▸ Source material
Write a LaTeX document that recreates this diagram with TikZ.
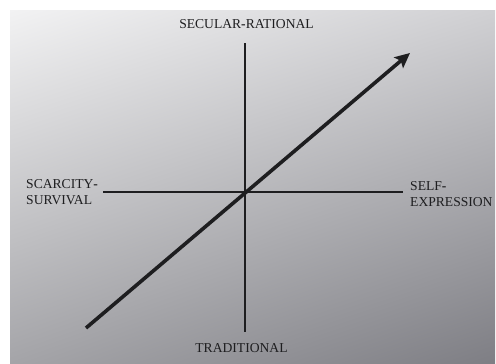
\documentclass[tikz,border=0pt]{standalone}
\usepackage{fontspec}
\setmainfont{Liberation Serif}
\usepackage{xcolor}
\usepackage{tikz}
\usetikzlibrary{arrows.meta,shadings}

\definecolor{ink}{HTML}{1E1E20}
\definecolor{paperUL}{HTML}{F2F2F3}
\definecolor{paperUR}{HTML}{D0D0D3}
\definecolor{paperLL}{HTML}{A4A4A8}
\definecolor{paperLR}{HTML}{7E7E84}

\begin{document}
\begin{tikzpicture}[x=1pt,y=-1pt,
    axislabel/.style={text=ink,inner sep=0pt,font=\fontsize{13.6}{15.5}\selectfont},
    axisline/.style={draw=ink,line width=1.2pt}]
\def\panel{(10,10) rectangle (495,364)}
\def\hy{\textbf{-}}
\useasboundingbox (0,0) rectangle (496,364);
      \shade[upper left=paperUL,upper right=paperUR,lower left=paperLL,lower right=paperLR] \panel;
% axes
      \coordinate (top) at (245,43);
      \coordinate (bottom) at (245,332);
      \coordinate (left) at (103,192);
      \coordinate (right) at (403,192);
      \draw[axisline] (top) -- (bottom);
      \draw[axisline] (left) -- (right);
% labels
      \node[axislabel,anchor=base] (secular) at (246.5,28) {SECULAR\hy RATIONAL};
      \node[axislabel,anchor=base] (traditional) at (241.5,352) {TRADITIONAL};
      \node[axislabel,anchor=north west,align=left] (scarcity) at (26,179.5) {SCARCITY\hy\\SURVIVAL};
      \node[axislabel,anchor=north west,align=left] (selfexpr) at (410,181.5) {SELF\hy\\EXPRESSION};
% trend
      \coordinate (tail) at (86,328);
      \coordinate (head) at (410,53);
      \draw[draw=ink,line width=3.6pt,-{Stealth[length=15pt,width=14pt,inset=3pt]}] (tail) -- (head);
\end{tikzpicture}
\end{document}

==

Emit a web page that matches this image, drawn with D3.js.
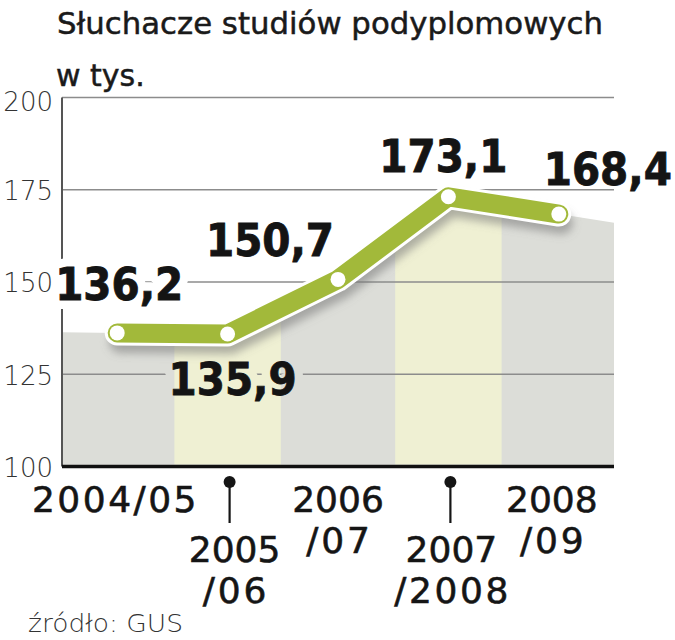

...

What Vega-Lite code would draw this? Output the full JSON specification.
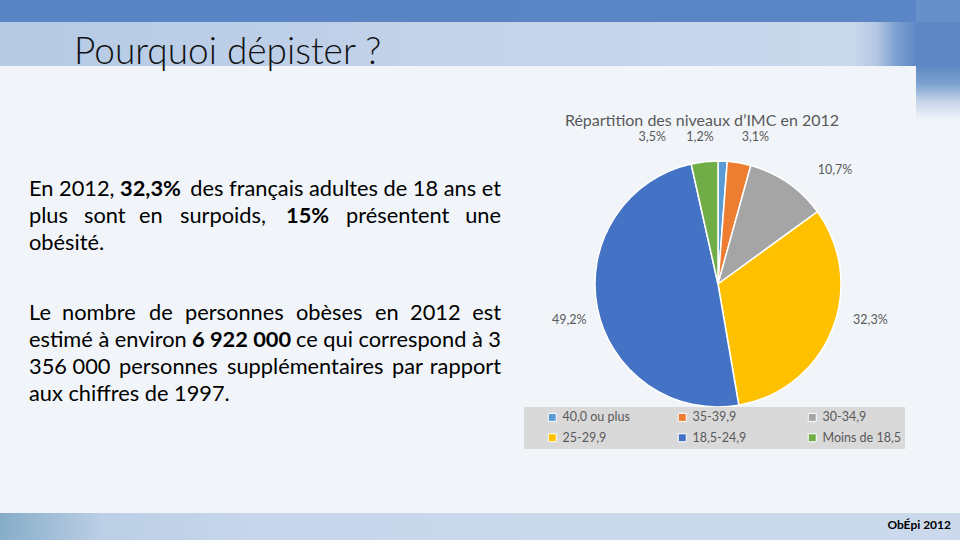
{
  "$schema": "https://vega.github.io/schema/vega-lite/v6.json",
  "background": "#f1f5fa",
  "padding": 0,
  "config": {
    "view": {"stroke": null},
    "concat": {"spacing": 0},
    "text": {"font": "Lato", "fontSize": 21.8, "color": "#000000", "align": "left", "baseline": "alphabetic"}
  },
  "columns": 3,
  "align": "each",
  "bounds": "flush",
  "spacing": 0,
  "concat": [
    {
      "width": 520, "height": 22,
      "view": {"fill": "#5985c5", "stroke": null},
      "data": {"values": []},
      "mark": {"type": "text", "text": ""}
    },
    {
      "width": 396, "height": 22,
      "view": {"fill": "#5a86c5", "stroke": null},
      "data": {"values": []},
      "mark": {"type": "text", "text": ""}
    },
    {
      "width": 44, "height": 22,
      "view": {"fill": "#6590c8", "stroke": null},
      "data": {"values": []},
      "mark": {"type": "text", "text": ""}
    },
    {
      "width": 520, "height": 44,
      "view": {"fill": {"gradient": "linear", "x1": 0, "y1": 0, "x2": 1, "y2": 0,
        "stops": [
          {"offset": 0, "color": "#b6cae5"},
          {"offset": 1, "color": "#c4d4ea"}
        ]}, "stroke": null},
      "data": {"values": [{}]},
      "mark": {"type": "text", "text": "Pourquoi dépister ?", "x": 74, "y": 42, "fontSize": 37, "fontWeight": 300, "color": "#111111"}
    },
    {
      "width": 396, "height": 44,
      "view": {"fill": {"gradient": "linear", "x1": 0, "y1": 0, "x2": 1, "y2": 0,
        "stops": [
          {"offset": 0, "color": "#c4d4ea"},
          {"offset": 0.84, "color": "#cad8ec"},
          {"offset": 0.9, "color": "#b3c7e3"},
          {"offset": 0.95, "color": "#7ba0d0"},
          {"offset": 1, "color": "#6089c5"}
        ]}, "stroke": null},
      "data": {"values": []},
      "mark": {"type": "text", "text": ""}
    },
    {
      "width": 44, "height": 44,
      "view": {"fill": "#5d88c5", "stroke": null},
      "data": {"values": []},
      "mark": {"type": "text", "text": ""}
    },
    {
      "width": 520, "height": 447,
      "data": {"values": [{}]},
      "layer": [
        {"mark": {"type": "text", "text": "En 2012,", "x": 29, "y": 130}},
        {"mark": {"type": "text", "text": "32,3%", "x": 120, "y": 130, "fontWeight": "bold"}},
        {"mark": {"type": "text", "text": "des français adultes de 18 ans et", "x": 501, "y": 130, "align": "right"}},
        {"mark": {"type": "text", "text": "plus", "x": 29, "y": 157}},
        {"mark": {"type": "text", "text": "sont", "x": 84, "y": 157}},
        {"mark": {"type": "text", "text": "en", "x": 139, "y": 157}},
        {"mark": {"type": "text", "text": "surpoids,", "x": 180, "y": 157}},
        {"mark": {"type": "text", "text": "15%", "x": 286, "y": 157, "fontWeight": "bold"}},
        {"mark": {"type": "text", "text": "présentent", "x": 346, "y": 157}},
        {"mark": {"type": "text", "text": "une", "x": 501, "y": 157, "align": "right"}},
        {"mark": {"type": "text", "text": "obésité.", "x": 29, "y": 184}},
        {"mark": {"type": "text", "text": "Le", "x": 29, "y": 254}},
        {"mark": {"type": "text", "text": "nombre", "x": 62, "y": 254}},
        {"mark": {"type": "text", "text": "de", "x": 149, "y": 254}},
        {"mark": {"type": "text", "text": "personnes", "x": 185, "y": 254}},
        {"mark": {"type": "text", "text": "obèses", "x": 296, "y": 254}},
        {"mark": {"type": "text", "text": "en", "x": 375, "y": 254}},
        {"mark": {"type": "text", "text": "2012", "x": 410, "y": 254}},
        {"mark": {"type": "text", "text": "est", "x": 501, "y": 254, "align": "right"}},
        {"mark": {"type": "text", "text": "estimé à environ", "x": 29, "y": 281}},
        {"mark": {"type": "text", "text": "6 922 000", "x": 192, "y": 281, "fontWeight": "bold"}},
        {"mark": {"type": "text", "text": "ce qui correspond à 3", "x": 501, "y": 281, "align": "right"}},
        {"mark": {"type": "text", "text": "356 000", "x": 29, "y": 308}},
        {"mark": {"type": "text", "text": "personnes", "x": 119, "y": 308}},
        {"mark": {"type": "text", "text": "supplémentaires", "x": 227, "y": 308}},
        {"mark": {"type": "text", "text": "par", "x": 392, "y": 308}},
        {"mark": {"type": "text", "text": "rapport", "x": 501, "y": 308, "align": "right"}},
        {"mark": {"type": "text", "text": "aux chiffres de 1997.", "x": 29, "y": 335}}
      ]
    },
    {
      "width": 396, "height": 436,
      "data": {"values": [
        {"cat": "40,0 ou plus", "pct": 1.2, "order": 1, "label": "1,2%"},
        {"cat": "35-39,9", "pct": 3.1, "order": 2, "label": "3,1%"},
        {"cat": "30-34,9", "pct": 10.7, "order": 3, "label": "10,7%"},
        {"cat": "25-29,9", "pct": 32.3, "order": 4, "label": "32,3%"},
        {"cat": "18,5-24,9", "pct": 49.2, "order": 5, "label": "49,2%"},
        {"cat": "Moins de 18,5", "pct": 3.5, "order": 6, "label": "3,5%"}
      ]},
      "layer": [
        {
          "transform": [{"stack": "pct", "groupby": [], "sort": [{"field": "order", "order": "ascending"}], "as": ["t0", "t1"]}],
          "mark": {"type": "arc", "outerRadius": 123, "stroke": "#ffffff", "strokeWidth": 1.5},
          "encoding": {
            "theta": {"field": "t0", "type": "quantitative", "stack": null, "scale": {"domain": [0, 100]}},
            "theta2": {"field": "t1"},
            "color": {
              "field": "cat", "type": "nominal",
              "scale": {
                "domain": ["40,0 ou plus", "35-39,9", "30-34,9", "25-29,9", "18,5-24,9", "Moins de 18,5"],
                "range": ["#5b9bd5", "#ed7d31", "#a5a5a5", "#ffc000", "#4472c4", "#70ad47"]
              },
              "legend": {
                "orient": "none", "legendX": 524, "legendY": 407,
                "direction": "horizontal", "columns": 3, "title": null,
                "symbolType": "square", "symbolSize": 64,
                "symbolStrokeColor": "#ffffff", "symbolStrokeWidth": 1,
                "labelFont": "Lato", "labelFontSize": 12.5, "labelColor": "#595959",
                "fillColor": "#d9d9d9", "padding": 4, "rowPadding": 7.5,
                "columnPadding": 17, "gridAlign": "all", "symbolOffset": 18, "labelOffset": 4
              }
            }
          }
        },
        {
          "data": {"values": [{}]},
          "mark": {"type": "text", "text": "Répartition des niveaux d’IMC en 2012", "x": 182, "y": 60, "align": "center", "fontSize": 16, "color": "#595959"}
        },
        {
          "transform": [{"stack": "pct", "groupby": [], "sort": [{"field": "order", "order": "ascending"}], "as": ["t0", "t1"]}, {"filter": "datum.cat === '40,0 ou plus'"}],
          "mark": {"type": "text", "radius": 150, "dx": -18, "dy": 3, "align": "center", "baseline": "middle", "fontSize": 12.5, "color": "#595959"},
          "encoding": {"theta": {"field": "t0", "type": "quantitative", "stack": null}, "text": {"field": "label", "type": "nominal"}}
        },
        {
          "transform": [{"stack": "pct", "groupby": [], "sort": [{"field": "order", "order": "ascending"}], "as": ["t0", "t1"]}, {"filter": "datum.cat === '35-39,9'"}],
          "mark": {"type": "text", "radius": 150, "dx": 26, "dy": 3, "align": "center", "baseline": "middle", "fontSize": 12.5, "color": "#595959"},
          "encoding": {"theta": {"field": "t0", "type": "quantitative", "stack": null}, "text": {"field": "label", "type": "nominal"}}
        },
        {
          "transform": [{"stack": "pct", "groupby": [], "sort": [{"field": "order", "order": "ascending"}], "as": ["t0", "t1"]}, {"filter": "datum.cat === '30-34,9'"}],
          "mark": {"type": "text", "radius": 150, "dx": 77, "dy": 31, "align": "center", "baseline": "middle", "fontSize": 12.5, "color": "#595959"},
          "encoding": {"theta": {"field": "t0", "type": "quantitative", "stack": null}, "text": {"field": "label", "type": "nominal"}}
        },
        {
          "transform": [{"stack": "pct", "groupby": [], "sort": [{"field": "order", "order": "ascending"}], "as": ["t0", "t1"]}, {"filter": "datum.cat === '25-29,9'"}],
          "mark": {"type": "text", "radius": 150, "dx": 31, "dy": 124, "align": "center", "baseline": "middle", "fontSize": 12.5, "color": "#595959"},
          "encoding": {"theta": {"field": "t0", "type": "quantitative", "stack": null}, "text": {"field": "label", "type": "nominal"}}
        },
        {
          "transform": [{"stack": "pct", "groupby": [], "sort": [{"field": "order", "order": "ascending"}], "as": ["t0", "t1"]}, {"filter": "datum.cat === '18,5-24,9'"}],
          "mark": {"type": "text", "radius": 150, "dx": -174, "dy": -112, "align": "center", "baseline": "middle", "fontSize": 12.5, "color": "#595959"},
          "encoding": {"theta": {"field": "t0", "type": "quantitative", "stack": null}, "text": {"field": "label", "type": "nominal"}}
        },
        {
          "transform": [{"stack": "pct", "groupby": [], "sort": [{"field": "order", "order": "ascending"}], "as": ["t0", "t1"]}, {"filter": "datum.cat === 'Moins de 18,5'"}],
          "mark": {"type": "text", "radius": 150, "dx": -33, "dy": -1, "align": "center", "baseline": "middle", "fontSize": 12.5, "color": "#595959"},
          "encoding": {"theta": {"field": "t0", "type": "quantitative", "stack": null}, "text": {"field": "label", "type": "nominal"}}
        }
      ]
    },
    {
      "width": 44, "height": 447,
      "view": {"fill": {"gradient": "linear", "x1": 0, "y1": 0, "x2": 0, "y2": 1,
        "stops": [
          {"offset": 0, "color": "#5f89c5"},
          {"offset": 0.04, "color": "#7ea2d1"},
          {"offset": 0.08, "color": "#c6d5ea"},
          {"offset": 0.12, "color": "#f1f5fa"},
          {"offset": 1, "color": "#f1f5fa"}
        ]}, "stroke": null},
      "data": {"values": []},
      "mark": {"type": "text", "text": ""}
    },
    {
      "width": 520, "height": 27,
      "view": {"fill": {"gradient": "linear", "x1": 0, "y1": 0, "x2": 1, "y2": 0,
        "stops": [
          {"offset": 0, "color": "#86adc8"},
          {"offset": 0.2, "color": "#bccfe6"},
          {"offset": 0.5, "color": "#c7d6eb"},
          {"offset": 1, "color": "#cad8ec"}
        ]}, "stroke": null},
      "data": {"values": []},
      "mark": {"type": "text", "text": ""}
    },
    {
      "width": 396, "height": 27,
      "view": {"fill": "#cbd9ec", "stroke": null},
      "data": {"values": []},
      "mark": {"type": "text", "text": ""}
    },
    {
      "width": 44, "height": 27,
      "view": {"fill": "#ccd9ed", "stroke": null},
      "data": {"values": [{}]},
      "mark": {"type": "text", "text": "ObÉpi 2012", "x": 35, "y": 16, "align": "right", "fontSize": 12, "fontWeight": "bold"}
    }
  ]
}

▸ Goal
Look through the material above and pick out each line holding the word "this".

▸ Full response
Write a LaTeX document that recreates this diagram with TikZ.
Emit a web page that matches this image, drawn with D3.js.
What Vega-Lite code would draw this? Output the full JSON specification.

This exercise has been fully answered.